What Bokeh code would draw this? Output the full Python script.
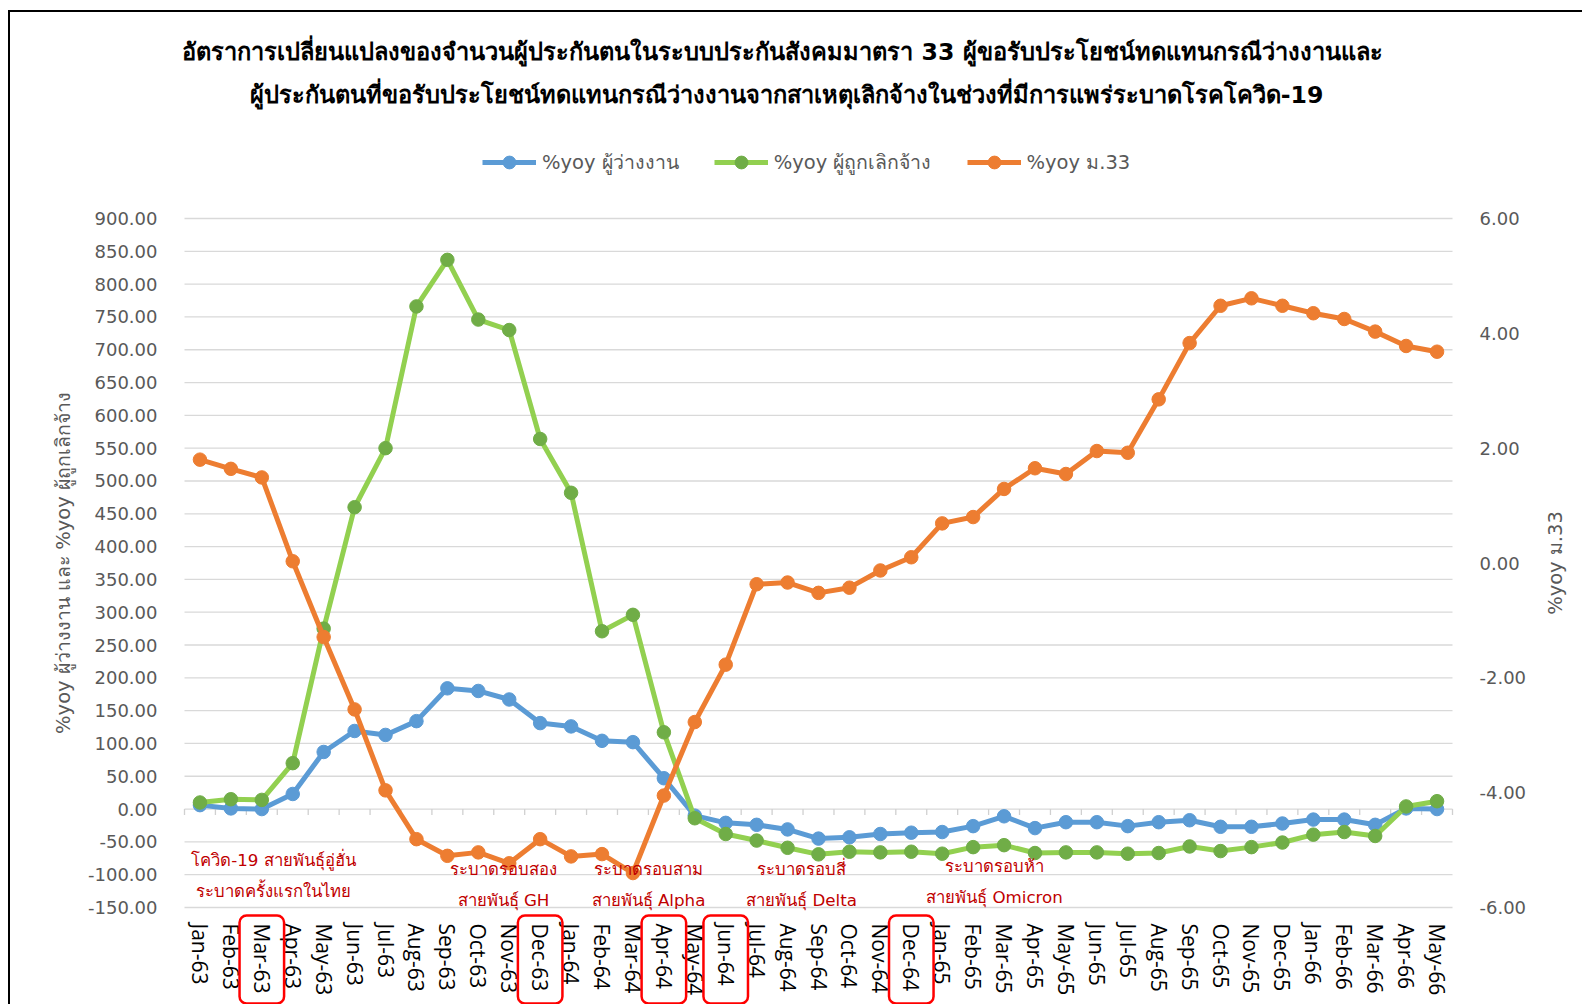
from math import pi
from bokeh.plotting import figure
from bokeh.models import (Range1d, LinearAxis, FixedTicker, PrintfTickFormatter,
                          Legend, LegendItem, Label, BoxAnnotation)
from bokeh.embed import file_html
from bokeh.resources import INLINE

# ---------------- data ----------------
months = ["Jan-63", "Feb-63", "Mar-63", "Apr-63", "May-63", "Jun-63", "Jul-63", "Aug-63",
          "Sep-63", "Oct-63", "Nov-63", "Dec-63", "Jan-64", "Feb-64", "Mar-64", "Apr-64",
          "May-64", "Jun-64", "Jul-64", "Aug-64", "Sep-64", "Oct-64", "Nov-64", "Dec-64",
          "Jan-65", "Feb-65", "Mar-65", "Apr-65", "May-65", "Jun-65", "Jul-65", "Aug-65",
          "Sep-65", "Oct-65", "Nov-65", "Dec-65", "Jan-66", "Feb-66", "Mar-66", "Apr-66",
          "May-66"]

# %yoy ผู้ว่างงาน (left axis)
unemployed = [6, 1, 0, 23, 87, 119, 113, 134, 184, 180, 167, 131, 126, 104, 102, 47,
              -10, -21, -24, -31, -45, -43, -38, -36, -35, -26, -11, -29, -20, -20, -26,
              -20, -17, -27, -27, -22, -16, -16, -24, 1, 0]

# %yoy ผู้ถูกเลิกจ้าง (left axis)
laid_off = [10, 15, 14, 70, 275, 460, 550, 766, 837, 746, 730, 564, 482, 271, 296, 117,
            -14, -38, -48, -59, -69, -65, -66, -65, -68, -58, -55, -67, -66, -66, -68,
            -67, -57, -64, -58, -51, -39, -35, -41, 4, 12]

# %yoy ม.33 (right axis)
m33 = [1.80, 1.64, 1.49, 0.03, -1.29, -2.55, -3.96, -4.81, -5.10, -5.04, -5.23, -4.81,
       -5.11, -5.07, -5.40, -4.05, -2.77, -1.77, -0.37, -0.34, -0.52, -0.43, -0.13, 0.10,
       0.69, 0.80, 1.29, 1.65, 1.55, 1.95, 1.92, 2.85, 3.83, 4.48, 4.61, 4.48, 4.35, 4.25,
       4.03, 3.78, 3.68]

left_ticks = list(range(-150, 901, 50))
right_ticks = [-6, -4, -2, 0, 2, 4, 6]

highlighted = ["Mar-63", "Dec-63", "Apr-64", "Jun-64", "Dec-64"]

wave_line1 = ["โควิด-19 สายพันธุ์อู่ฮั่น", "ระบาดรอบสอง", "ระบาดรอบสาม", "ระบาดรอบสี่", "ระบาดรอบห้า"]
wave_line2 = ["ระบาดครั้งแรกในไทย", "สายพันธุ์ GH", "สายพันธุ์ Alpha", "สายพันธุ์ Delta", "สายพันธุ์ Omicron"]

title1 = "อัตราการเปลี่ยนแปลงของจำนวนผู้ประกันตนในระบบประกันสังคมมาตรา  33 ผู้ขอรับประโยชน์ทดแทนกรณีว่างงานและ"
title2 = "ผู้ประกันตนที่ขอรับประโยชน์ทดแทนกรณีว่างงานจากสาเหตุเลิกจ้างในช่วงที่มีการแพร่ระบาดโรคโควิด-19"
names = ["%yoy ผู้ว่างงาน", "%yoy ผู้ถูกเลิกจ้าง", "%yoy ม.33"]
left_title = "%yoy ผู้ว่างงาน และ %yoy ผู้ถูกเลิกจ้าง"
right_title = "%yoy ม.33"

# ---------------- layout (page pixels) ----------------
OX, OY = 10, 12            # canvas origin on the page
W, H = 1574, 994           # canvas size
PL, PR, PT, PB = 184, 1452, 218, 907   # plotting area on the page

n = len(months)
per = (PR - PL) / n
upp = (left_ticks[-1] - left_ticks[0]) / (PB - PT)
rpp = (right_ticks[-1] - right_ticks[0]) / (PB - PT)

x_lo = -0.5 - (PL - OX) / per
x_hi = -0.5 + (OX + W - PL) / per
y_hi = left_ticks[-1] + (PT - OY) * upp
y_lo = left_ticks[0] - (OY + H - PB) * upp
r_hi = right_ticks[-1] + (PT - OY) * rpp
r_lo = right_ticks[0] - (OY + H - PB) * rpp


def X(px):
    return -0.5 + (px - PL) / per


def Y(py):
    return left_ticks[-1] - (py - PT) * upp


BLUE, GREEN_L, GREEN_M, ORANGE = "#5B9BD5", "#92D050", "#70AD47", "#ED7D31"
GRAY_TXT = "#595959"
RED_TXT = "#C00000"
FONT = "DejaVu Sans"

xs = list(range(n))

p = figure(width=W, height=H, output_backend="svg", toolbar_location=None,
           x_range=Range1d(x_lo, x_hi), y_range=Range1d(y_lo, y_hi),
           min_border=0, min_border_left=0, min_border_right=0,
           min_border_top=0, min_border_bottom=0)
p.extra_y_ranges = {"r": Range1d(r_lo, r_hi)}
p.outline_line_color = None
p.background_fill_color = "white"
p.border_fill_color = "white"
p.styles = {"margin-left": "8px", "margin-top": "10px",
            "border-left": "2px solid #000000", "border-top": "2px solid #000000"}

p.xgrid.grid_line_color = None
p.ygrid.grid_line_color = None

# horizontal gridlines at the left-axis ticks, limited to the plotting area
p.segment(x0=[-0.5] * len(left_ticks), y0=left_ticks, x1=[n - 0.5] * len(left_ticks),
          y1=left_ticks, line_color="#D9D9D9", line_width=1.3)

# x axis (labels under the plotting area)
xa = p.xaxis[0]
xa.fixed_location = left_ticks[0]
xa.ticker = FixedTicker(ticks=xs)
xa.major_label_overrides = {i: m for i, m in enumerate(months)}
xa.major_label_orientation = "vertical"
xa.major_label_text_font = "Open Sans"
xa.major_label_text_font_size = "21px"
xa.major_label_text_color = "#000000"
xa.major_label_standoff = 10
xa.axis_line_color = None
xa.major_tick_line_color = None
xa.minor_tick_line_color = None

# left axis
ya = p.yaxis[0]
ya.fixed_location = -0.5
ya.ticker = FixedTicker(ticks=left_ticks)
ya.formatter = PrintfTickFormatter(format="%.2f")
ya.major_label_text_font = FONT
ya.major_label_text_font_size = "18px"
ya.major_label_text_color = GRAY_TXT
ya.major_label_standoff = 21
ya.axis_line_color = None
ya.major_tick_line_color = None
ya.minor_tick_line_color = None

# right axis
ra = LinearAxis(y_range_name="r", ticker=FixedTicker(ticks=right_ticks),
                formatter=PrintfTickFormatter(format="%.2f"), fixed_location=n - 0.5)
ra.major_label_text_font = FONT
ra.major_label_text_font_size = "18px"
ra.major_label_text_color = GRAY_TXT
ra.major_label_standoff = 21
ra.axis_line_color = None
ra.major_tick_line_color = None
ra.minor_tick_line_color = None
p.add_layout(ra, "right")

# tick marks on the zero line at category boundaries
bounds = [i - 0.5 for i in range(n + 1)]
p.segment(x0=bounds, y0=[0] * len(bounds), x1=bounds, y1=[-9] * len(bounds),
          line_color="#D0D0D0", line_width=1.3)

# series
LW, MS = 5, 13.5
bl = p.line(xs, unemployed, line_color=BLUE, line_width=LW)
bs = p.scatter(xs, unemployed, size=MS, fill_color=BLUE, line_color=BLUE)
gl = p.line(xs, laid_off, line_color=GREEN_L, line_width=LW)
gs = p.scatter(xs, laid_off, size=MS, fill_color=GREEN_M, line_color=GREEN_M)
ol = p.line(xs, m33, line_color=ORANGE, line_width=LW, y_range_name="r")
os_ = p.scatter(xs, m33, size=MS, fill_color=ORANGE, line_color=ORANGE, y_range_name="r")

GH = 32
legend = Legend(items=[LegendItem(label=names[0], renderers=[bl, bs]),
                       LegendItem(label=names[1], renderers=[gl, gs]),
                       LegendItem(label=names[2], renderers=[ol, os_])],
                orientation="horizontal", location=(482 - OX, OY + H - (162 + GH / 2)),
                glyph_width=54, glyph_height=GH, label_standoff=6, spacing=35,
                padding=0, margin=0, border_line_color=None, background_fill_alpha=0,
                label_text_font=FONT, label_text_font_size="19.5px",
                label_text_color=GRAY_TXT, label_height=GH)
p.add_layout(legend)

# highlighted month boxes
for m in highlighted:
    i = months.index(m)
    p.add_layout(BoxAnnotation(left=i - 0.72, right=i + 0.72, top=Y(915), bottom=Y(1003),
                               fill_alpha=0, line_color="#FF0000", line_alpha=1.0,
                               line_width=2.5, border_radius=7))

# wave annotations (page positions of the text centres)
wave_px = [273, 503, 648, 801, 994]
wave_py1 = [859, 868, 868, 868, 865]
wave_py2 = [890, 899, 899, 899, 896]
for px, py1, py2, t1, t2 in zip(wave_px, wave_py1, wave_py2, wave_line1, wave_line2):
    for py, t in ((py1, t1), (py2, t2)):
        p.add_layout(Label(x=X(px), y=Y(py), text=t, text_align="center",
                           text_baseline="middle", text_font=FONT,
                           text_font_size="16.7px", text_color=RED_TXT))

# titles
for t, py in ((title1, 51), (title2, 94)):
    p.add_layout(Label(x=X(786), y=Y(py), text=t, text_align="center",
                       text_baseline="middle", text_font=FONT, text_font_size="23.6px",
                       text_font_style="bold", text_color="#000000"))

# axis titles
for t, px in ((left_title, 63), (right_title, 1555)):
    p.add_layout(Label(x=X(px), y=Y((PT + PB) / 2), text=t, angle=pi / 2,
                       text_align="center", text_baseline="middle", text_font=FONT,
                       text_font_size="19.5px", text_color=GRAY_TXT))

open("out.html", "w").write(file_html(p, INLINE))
..............................
_Stated exercise_
Return, unchanged, the lines from the first line of the material through the line that holds "-67, -57, -64, -58, -51, -39, -35, -41, 4, 12]", inclusive, omitting pictures.

_Result of the task_
What Bokeh code would draw this? Output the full Python script.
from math import pi
from bokeh.plotting import figure
from bokeh.models import (Range1d, LinearAxis, FixedTicker, PrintfTickFormatter,
                          Legend, LegendItem, Label, BoxAnnotation)
from bokeh.embed import file_html
from bokeh.resources import INLINE

# ---------------- data ----------------
months = ["Jan-63", "Feb-63", "Mar-63", "Apr-63", "May-63", "Jun-63", "Jul-63", "Aug-63",
          "Sep-63", "Oct-63", "Nov-63", "Dec-63", "Jan-64", "Feb-64", "Mar-64", "Apr-64",
          "May-64", "Jun-64", "Jul-64", "Aug-64", "Sep-64", "Oct-64", "Nov-64", "Dec-64",
          "Jan-65", "Feb-65", "Mar-65", "Apr-65", "May-65", "Jun-65", "Jul-65", "Aug-65",
          "Sep-65", "Oct-65", "Nov-65", "Dec-65", "Jan-66", "Feb-66", "Mar-66", "Apr-66",
          "May-66"]

# %yoy ผู้ว่างงาน (left axis)
unemployed = [6, 1, 0, 23, 87, 119, 113, 134, 184, 180, 167, 131, 126, 104, 102, 47,
              -10, -21, -24, -31, -45, -43, -38, -36, -35, -26, -11, -29, -20, -20, -26,
              -20, -17, -27, -27, -22, -16, -16, -24, 1, 0]

# %yoy ผู้ถูกเลิกจ้าง (left axis)
laid_off = [10, 15, 14, 70, 275, 460, 550, 766, 837, 746, 730, 564, 482, 271, 296, 117,
            -14, -38, -48, -59, -69, -65, -66, -65, -68, -58, -55, -67, -66, -66, -68,
            -67, -57, -64, -58, -51, -39, -35, -41, 4, 12]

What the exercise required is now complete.